The company is clearly on to something: In late February, Skyline announced it had signed a 10-year deal with the Housing Authority of the City of Annapolis (HACA) to provide solar hot water heating services to 11 public housing buildings and 2,000 residents in the Harbor House and Glenwood Highrise complexes.

“Going solar with Skyline is a smart choice for our residents and Maryland taxpayers,” said HACA Executive Director Vince Leggett in a press release at the time. “By lowering our operating costs and providing clean energy, Skyline helps support our goal of ensuring availability of affordable housing and a better quality of life for our residents.”

“It’s one of our larger aggregate systems on the East Coast,” Axelroad said. The company has nearly 60 projects in total providing solar hot water to an estimated 20,000 people.

To be clear, Skyline doesn’t actually make of the solar hot water systems it installs itself. Skyline purchases the equipment mainly from four major manufacturers in the U.S. market and the implements its own back-end monitoring system to know when and whether to deliver the hot water, conducive with customer needs, the availability of the solar hot water and the comparative cost of fossil fuels.

“We are the end customer,” Axelrod explained to TPM, “We’re selling heat through something like a power purchase agreement,” an increasingly popular way to finance renewable energy projects, where one company provides the power generation system and a customer agrees to host the system on their site and purchase power from it, but doesn’t actually own or operate it.

Skyline guarantees that its customers will receive a cheaper energy bill using its services.

“We only bill a customer based on what we did deliver,” Axelrod pointed out to TPM. Indeed, guaranteed energy savings are the company’s main selling point on its website.

As for why Skyline started on the east coast, rather than in areas where solar is more predominant thanks to more annual sunshine — the Western U.S. — Axelrod pointed to the state and local renewable energy tax incentives specifically for solar hot water in D.C. and Maryland as major reasons.

A 2011 report by alternative energy monitoring firm the Enerf Institute backs Axelrod’s claim that state policies are intergal to helping to spurr the developing sector.

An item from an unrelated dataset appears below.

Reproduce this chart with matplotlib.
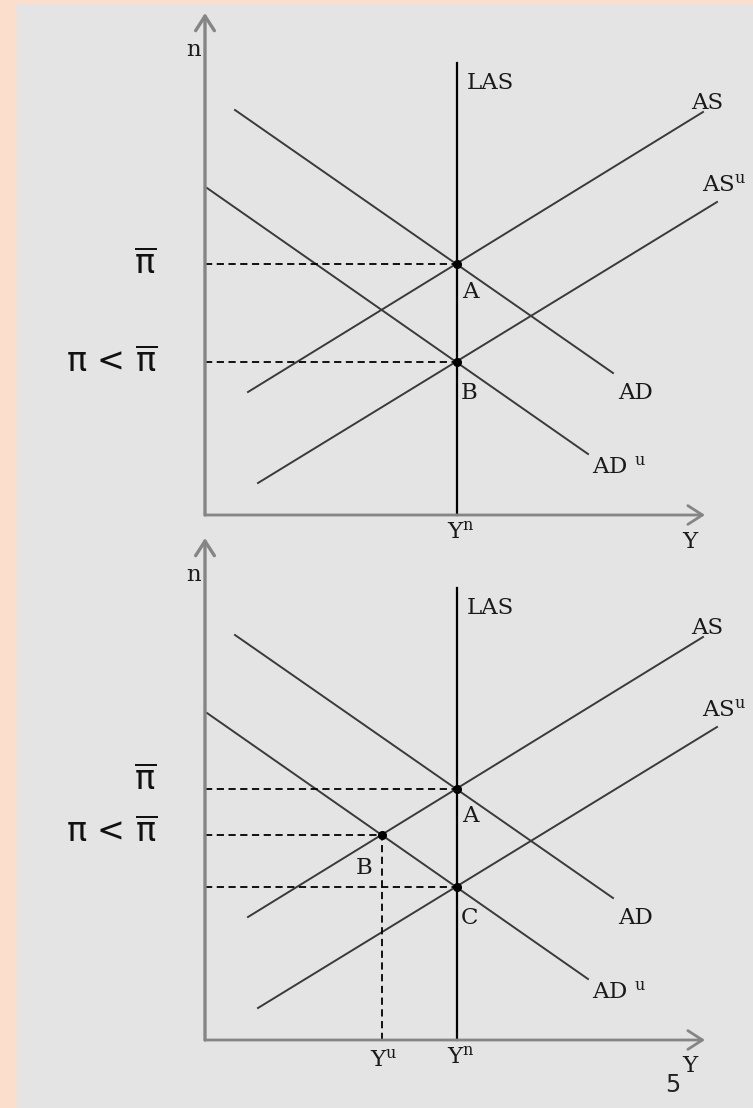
"""AS-AD diagram: lower inflation expectations, two panels."""

import numpy as np
import matplotlib.pyplot as plt
from matplotlib.patches import Rectangle

plt.rcParams['mathtext.fontset'] = 'dejavusans'

# =============================================================================
# Data (Y and pi in arbitrary units, axes start at 0)
Y_n = 50.4          # natural output
pi_bar = 50.3       # expected inflation
pi_low = 30.6       # lower inflation

curve_names = ["AS", "AS$^{\\rm u}$", "AD", "AD $^{\\rm u}$"]
curve_Y = [[8.6, 99.6], [10.6, 102.4], [6.0, 81.6], [0.4, 76.6]]
curve_pi = [[24.6, 80.6], [6.4, 62.6], [81.0, 28.4], [65.4, 12.2]]
LAS_top = 90.4


def line_at(i, y):
    Ys, ps = curve_Y[i], curve_pi[i]
    return ps[0] + (ps[1] - ps[0]) * (y - Ys[0]) / (Ys[1] - Ys[0])


# B in lower panel: AS meets AD^u
sA = (curve_pi[0][1] - curve_pi[0][0]) / (curve_Y[0][1] - curve_Y[0][0])
sD = (curve_pi[3][1] - curve_pi[3][0]) / (curve_Y[3][1] - curve_Y[3][0])
Y_u = (curve_pi[3][0] - sD * curve_Y[3][0] - curve_pi[0][0] + sA * curve_Y[0][0]) / (sA - sD)
pi_u = line_at(0, Y_u)

# =============================================================================
W, H = 753, 1108
fig = plt.figure(figsize=(W / 100, H / 100), dpi=100, facecolor="#fbdfcc")
fig.patches.append(Rectangle((16 / W, 0), 1 - 16 / W, 1 - 3 / H,
                             transform=fig.transFigure, facecolor="#e4e4e4",
                             edgecolor="none", zorder=-5))

# pixel layout: y axis at x=205px, 5 px per unit
ax_top = fig.add_axes([0, (H - 525) / H, 1, 525 / H])
ax_bot = fig.add_axes([0, 0, 1, 583 / H])
ax_top.set_xlim(-41, 109.6)
ax_top.set_ylim(-2, 103)
ax_bot.set_xlim(-41, 109.6)
ax_bot.set_ylim(-13.6, 103)

serif = dict(family="DejaVu Serif", color="#1a1a1a", fontsize=16.5,
             math_fontfamily="dejavuserif")
sans = dict(family="DejaVu Sans", color="#111111", fontsize=24)
curve_col = "#3a3a3a"
axis_col = "#858585"

label_pos = [(97.2, 82.4, "left"), (99.4, 66.0, "left"),
             (86.2, 24.4, "center"), (77.4, 9.6, "left")]


def draw_panel(ax, pts):
    ax.axis("off")
    ax.patch.set_alpha(0)
    # axes with arrows
    ax.annotate("", xy=(0, 100.4), xytext=(0, 0), annotation_clip=False,
                arrowprops=dict(arrowstyle="->,head_length=0.7,head_width=0.45",
                                color=axis_col, lw=2.4, shrinkA=0, shrinkB=0,
                                mutation_scale=15))
    ax.annotate("", xy=(100, 0), xytext=(0, 0), annotation_clip=False,
                arrowprops=dict(arrowstyle="->,head_length=0.7,head_width=0.45",
                                color=axis_col, lw=2.0, shrinkA=0, shrinkB=0,
                                mutation_scale=15))
    ax.text(-0.8, 93, "n", ha="right", va="center", **serif)
    ax.text(97, -5.3, "Y", ha="center", va="center", **serif)

    # LAS
    ax.plot([Y_n, Y_n], [0, LAS_top], color="black", lw=1.6)
    ax.text(52.4, 86.4, "LAS", ha="left", va="center", **serif)

    for i, name in enumerate(curve_names):
        ax.plot(curve_Y[i], curve_pi[i], color=curve_col, lw=1.4)
        x, y, ha = label_pos[i]
        ax.text(x, y, name, ha=ha, va="center", **serif)

    # dashed guides and points
    for (px, py, lab, dx, dy) in pts:
        ax.plot([0, px], [py, py], color="black", lw=1.3, ls=(0, (4, 2.5)))
        ax.plot(px, py, "o", color="black", ms=5.5, zorder=5)
        ax.text(px + dx, py + dy, lab, ha="center", va="center", **serif)

    ax.text(Y_n + 0.8, -3.4, "Y$^{\\rm n}$", ha="center", va="center", **serif)


draw_panel(ax_top, [(Y_n, pi_bar, "A", 2.6, -5.8), (Y_n, pi_low, "B", 2.4, -6.2)])
ax_top.text(-12, pi_bar, r"$\overline{\mathrm{\pi}}$", ha="center", va="center", **sans)
ax_top.text(-18.6, pi_low, r"$\mathrm{\pi}$ < $\overline{\mathrm{\pi}}$", ha="center",
            va="center", **sans)

draw_panel(ax_bot, [(Y_n, pi_bar, "A", 2.6, -5.6), (Y_u, pi_u, "B", -3.4, -6.6),
                    (Y_n, pi_low, "C", 2.4, -6.2)])
ax_bot.plot([Y_u, Y_u], [0, pi_u], color="black", lw=1.3, ls=(0, (4, 2.5)))
ax_bot.text(Y_u + 0.4, -4, "Y$^{\\rm u}$", ha="center", va="center", **serif)
ax_bot.text(-12, pi_bar + 1.8, r"$\overline{\mathrm{\pi}}$", ha="center", va="center", **sans)
ax_bot.text(-18.6, pi_u + 0.4, r"$\mathrm{\pi}$ < $\overline{\mathrm{\pi}}$", ha="center",
            va="center", **sans)
ax_bot.text(93.6, -9, "5", ha="center", va="center", family="DejaVu Sans",
            fontsize=17, color="#222222")

fig.savefig("out.png", dpi=100, facecolor=fig.get_facecolor())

“We’re really happy to be based here,” Axelrod said, “We’re really fortunate and have had a good reception here. And D.C. actually has pretty good sunshine.”

Axelrod said that “a little over 1 percent” of buildings in D.C. had Skyline systems on their roofs so far, but that the company was looking to expand in the Los Angeles and San Diego markets.

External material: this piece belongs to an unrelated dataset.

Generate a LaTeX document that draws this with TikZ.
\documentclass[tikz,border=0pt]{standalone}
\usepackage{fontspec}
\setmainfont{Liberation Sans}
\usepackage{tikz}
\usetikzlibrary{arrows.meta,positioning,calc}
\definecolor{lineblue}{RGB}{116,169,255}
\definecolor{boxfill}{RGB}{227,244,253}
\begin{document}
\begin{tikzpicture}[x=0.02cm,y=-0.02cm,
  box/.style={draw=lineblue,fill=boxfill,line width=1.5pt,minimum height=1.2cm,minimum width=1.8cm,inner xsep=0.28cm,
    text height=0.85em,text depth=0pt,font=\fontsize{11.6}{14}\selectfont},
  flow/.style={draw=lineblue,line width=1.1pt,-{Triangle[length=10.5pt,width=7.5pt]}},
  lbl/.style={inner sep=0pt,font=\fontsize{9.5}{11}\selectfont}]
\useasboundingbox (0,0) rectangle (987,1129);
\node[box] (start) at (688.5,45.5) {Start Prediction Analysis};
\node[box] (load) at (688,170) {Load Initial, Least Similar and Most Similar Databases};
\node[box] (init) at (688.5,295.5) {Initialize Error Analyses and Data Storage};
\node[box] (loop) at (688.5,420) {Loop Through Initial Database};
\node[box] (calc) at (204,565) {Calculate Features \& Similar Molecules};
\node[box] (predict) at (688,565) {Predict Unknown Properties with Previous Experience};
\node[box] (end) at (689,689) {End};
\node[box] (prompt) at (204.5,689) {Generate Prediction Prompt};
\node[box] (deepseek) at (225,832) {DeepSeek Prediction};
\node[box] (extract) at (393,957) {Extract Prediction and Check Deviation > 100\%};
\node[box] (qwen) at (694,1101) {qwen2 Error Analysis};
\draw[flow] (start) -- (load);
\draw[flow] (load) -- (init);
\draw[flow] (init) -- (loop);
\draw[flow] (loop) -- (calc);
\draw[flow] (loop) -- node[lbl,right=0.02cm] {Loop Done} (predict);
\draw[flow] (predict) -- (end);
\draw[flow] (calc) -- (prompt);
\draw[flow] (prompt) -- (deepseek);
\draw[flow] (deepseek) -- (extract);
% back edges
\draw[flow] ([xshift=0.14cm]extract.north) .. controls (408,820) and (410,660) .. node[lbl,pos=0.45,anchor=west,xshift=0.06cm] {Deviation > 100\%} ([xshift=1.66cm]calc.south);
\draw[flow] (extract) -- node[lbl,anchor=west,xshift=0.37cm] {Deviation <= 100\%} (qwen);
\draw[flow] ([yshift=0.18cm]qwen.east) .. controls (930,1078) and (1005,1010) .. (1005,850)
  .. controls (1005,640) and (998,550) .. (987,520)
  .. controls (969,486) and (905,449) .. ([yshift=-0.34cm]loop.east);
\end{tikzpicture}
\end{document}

But Axelrod acknowledged that it would be an uphill climb because the natural gas and electricity heating systems are so developed here.

“Around the globe, you’re seeing enormous customer adoption of this technology in markets with lower density natural gas. That’s the big differentiator.”

Still, Skyline is confident its model will work in the U.S. There’s clearly a hunger for it, with several online guides purporting to tell readers how to set up their own homemade solar hot water heaters. And polls by the Solar Energy Industries Association suggest strong support among Americans for the idea.

Correction: This post originally misquoted Skyline’s Zach Axelrod as saying that the company finances energy through “power purchase agreements.” In fact, he said that the company’s business model was “like a power purchase a agreement,” but distinct in that unlike a PPA, which typically provides energy to customers at a flat rate, Skyline has an adjustable rate depending on the cost of comparable fossil fuel. This post also originally incorrectly referred to Skyline enjoying tax credits in Virginia, when in fact, the company enjoys tax credits in Washington, D.C. We have corrected the errors in copy and regret them.